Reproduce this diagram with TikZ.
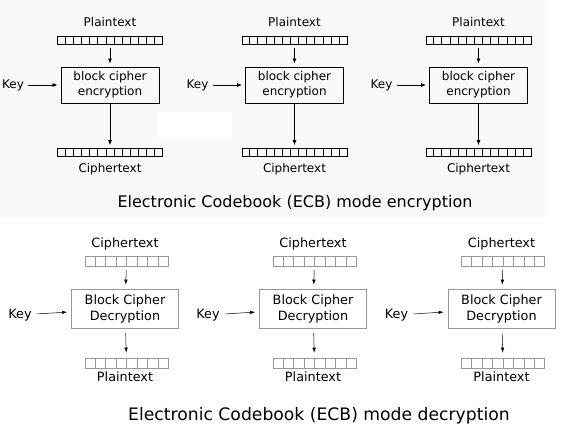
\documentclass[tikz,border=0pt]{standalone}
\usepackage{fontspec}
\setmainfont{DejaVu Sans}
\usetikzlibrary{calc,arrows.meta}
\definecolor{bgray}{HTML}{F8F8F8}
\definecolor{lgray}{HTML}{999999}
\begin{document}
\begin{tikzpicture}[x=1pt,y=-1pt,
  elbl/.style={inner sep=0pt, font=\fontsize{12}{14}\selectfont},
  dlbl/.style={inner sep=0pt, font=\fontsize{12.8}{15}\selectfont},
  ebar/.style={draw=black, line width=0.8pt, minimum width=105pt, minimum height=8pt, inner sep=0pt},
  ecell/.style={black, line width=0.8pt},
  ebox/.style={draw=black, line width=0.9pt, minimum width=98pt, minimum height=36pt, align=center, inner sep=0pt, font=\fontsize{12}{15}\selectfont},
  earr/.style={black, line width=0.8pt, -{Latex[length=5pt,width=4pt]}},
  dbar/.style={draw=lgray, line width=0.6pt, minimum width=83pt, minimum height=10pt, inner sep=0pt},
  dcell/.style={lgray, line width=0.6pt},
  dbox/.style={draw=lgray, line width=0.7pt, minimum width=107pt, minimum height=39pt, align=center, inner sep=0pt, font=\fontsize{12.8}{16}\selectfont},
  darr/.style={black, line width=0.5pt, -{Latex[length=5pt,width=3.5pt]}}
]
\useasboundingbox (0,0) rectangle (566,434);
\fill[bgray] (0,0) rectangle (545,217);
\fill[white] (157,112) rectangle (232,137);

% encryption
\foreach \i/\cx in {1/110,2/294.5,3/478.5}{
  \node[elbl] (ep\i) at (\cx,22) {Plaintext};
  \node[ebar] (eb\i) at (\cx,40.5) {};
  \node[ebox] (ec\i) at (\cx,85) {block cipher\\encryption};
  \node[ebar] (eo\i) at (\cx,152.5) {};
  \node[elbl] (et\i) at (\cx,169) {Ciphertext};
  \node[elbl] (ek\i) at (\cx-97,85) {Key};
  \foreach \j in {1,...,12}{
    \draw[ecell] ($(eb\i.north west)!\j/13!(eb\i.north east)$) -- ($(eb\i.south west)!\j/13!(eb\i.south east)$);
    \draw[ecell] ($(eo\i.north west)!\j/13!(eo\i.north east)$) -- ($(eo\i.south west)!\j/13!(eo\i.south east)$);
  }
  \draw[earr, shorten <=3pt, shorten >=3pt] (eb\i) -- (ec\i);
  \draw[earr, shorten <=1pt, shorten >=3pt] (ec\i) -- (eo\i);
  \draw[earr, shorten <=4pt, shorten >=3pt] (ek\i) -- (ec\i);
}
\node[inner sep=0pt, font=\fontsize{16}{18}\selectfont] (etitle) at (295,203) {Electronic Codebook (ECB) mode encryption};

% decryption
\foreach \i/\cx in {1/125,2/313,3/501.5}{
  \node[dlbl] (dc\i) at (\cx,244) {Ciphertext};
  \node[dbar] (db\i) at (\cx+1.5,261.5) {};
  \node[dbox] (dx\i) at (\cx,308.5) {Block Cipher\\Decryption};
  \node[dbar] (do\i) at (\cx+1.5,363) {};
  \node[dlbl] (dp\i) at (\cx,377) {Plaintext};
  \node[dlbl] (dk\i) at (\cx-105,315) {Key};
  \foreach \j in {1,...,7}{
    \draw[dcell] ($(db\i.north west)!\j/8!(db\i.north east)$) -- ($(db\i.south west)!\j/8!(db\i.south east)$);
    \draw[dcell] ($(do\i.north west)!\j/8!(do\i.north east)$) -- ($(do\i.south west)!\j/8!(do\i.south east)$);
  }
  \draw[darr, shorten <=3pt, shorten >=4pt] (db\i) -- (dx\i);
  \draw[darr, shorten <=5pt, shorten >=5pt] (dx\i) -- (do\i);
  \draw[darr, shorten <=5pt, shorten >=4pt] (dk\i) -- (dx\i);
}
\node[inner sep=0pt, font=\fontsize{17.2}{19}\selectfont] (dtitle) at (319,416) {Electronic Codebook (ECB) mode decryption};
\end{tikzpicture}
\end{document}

○ ○ ○ ○

▶ PROMPT:
Restate the entire listing word for word, excluding pictures.

▶ TASK OUTPUT:
Reproduce this diagram with TikZ.
\documentclass[tikz,border=0pt]{standalone}
\usepackage{fontspec}
\setmainfont{DejaVu Sans}
\usetikzlibrary{calc,arrows.meta}
\definecolor{bgray}{HTML}{F8F8F8}
\definecolor{lgray}{HTML}{999999}
\begin{document}
\begin{tikzpicture}[x=1pt,y=-1pt,
  elbl/.style={inner sep=0pt, font=\fontsize{12}{14}\selectfont},
  dlbl/.style={inner sep=0pt, font=\fontsize{12.8}{15}\selectfont},
  ebar/.style={draw=black, line width=0.8pt, minimum width=105pt, minimum height=8pt, inner sep=0pt},
  ecell/.style={black, line width=0.8pt},
  ebox/.style={draw=black, line width=0.9pt, minimum width=98pt, minimum height=36pt, align=center, inner sep=0pt, font=\fontsize{12}{15}\selectfont},
  earr/.style={black, line width=0.8pt, -{Latex[length=5pt,width=4pt]}},
  dbar/.style={draw=lgray, line width=0.6pt, minimum width=83pt, minimum height=10pt, inner sep=0pt},
  dcell/.style={lgray, line width=0.6pt},
  dbox/.style={draw=lgray, line width=0.7pt, minimum width=107pt, minimum height=39pt, align=center, inner sep=0pt, font=\fontsize{12.8}{16}\selectfont},
  darr/.style={black, line width=0.5pt, -{Latex[length=5pt,width=3.5pt]}}
]
\useasboundingbox (0,0) rectangle (566,434);
\fill[bgray] (0,0) rectangle (545,217);
\fill[white] (157,112) rectangle (232,137);

% encryption
\foreach \i/\cx in {1/110,2/294.5,3/478.5}{
  \node[elbl] (ep\i) at (\cx,22) {Plaintext};
  \node[ebar] (eb\i) at (\cx,40.5) {};
  \node[ebox] (ec\i) at (\cx,85) {block cipher\\encryption};
  \node[ebar] (eo\i) at (\cx,152.5) {};
  \node[elbl] (et\i) at (\cx,169) {Ciphertext};
  \node[elbl] (ek\i) at (\cx-97,85) {Key};
  \foreach \j in {1,...,12}{
    \draw[ecell] ($(eb\i.north west)!\j/13!(eb\i.north east)$) -- ($(eb\i.south west)!\j/13!(eb\i.south east)$);
    \draw[ecell] ($(eo\i.north west)!\j/13!(eo\i.north east)$) -- ($(eo\i.south west)!\j/13!(eo\i.south east)$);
  }
  \draw[earr, shorten <=3pt, shorten >=3pt] (eb\i) -- (ec\i);
  \draw[earr, shorten <=1pt, shorten >=3pt] (ec\i) -- (eo\i);
  \draw[earr, shorten <=4pt, shorten >=3pt] (ek\i) -- (ec\i);
}
\node[inner sep=0pt, font=\fontsize{16}{18}\selectfont] (etitle) at (295,203) {Electronic Codebook (ECB) mode encryption};

% decryption
\foreach \i/\cx in {1/125,2/313,3/501.5}{
  \node[dlbl] (dc\i) at (\cx,244) {Ciphertext};
  \node[dbar] (db\i) at (\cx+1.5,261.5) {};
  \node[dbox] (dx\i) at (\cx,308.5) {Block Cipher\\Decryption};
  \node[dbar] (do\i) at (\cx+1.5,363) {};
  \node[dlbl] (dp\i) at (\cx,377) {Plaintext};
  \node[dlbl] (dk\i) at (\cx-105,315) {Key};
  \foreach \j in {1,...,7}{
    \draw[dcell] ($(db\i.north west)!\j/8!(db\i.north east)$) -- ($(db\i.south west)!\j/8!(db\i.south east)$);
    \draw[dcell] ($(do\i.north west)!\j/8!(do\i.north east)$) -- ($(do\i.south west)!\j/8!(do\i.south east)$);
  }
  \draw[darr, shorten <=3pt, shorten >=4pt] (db\i) -- (dx\i);
  \draw[darr, shorten <=5pt, shorten >=5pt] (dx\i) -- (do\i);
  \draw[darr, shorten <=5pt, shorten >=4pt] (dk\i) -- (dx\i);
}
\node[inner sep=0pt, font=\fontsize{17.2}{19}\selectfont] (dtitle) at (319,416) {Electronic Codebook (ECB) mode decryption};
\end{tikzpicture}
\end{document}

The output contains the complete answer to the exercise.